Reflections | Why are young Chinese people criticised for ‘lying flat? It proved an invaluable cultural gain for the country once
- If the intellectual Tao Yuanming hadn’t decided he’d had enough of the political arena of the time, his great works of literature might never have been written
- While today’s young people in China seek to quit the rat race for different reasons, both are informed by a sense of disillusionment with the world
Many young people in mainland China are not only choosing, or forced by economic circumstances, to remain childless, a substantial number of them are removing themselves from the rat race in a recent phenomenon known as “lying flat” (tangping).
Discouraged by uneven access to resources and opportunities, the futility in chasing shifting and unreachable socio-economic markers, and the heavy toll the chase is taking on their minds, bodies and relationships, many young Chinese are simply opting out. This isn’t an exclusively Chinese development; youths in many parts of the world face the same predicament, and have reacted with similar resignation and cynicism.
At various times in China’s past, many intellectuals, whose primary reason for being was to use their erudition in the service of their ruler, the state and its people, chose to withdraw from government to live in semi-seclusion.
Some simply could not stomach the rough and tumble of political life. For others, it was a form of passive resistance against rulers or regimes that they disagreed with. During times when the whole or parts of China came under foreign rule, many intellectuals refused to serve the new rulers who were Mongol, Manchu, Xianbei, and so on, and occupied themselves with private pursuits.

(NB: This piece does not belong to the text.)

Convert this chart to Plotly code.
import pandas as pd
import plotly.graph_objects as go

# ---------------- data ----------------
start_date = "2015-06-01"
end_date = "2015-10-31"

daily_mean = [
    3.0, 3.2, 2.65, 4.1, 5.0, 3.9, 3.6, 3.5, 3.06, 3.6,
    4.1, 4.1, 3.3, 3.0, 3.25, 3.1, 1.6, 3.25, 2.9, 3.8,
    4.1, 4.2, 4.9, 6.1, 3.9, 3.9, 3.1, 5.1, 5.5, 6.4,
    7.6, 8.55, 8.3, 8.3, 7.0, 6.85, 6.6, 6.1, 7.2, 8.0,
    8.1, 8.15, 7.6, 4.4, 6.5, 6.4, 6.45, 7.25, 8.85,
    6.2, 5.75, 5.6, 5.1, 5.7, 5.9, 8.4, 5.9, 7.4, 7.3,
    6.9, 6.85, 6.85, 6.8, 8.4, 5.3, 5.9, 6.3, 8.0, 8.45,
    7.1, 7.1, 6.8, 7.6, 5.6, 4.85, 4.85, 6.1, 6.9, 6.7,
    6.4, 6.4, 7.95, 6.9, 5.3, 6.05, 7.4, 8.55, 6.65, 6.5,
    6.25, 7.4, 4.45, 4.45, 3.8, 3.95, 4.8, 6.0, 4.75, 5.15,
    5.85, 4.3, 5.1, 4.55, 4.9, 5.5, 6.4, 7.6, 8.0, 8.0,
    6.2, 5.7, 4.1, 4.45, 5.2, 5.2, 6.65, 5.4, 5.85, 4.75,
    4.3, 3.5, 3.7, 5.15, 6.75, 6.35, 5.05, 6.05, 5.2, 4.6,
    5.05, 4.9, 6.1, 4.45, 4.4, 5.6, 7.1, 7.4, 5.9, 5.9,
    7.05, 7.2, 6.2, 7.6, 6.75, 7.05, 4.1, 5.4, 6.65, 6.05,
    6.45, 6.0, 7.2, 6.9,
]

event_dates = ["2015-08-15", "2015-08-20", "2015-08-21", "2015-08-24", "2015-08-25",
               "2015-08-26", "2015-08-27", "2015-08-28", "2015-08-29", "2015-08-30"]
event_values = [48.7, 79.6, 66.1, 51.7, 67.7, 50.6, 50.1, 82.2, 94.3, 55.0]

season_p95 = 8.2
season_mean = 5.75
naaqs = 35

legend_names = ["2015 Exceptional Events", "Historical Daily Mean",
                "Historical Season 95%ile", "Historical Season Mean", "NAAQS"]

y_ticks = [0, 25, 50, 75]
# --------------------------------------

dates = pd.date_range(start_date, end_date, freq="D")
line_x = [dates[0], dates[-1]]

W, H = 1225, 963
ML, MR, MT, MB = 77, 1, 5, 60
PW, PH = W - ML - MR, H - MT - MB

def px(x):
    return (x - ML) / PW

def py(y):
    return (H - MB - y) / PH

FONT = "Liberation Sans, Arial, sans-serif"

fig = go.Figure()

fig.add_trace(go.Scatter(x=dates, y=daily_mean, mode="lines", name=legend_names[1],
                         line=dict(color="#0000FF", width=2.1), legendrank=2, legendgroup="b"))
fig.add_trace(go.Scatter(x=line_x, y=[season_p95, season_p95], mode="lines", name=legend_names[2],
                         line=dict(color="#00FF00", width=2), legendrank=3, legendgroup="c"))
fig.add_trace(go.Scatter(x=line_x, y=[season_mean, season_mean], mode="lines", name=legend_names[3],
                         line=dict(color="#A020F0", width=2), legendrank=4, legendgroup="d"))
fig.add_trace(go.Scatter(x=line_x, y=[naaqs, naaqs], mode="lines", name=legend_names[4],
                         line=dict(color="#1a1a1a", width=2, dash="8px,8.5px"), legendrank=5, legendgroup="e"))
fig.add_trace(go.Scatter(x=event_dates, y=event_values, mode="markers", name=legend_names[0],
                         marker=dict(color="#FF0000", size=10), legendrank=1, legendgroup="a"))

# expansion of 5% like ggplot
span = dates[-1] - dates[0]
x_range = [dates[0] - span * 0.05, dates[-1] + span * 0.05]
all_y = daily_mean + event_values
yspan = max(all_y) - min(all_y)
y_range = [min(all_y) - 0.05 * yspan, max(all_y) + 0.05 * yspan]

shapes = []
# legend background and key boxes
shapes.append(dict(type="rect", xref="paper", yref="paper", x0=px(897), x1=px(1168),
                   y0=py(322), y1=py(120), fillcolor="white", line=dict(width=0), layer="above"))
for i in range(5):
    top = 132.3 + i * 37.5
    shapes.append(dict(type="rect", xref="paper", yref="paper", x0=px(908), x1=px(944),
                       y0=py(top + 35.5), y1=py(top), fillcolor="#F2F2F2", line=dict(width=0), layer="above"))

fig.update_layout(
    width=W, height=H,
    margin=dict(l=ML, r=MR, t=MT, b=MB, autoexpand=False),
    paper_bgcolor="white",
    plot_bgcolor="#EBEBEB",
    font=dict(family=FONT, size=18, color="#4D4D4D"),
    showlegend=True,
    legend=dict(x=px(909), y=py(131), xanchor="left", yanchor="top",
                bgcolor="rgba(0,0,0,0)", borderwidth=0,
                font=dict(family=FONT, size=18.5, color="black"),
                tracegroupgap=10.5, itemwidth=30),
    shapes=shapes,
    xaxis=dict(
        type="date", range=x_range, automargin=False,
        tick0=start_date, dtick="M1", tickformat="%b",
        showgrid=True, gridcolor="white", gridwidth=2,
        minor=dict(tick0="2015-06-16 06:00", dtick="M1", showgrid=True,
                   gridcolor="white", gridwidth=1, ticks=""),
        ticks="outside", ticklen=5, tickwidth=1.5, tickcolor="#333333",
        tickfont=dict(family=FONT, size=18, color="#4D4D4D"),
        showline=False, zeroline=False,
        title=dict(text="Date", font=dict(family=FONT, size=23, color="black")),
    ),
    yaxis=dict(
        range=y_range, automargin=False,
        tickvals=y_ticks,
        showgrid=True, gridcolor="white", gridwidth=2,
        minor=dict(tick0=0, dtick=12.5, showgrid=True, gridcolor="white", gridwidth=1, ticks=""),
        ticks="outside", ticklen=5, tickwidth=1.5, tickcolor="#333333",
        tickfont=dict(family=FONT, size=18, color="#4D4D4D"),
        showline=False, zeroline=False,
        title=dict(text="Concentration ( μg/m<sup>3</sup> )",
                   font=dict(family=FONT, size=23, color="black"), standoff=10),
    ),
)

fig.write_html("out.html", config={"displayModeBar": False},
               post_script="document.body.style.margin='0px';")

The fall of the first Chinese empire of the Qin and Han dynasties (221BC-AD220) was followed by a period of disunity lasting 370 years, when China was divided into north and south, with non-Han Chinese regimes dominating the lands north of the Yangtze River. The constantly changing patchwork of petty kingdoms in the periphery added to the mayhem of that period. Against this chaotic backdrop, many learned men rejected government service, which had long been the accepted path of career advancement for intellectuals, and devoted themselves to writing, farming, mysticism, religions like Taoism and Buddhism, and even commerce.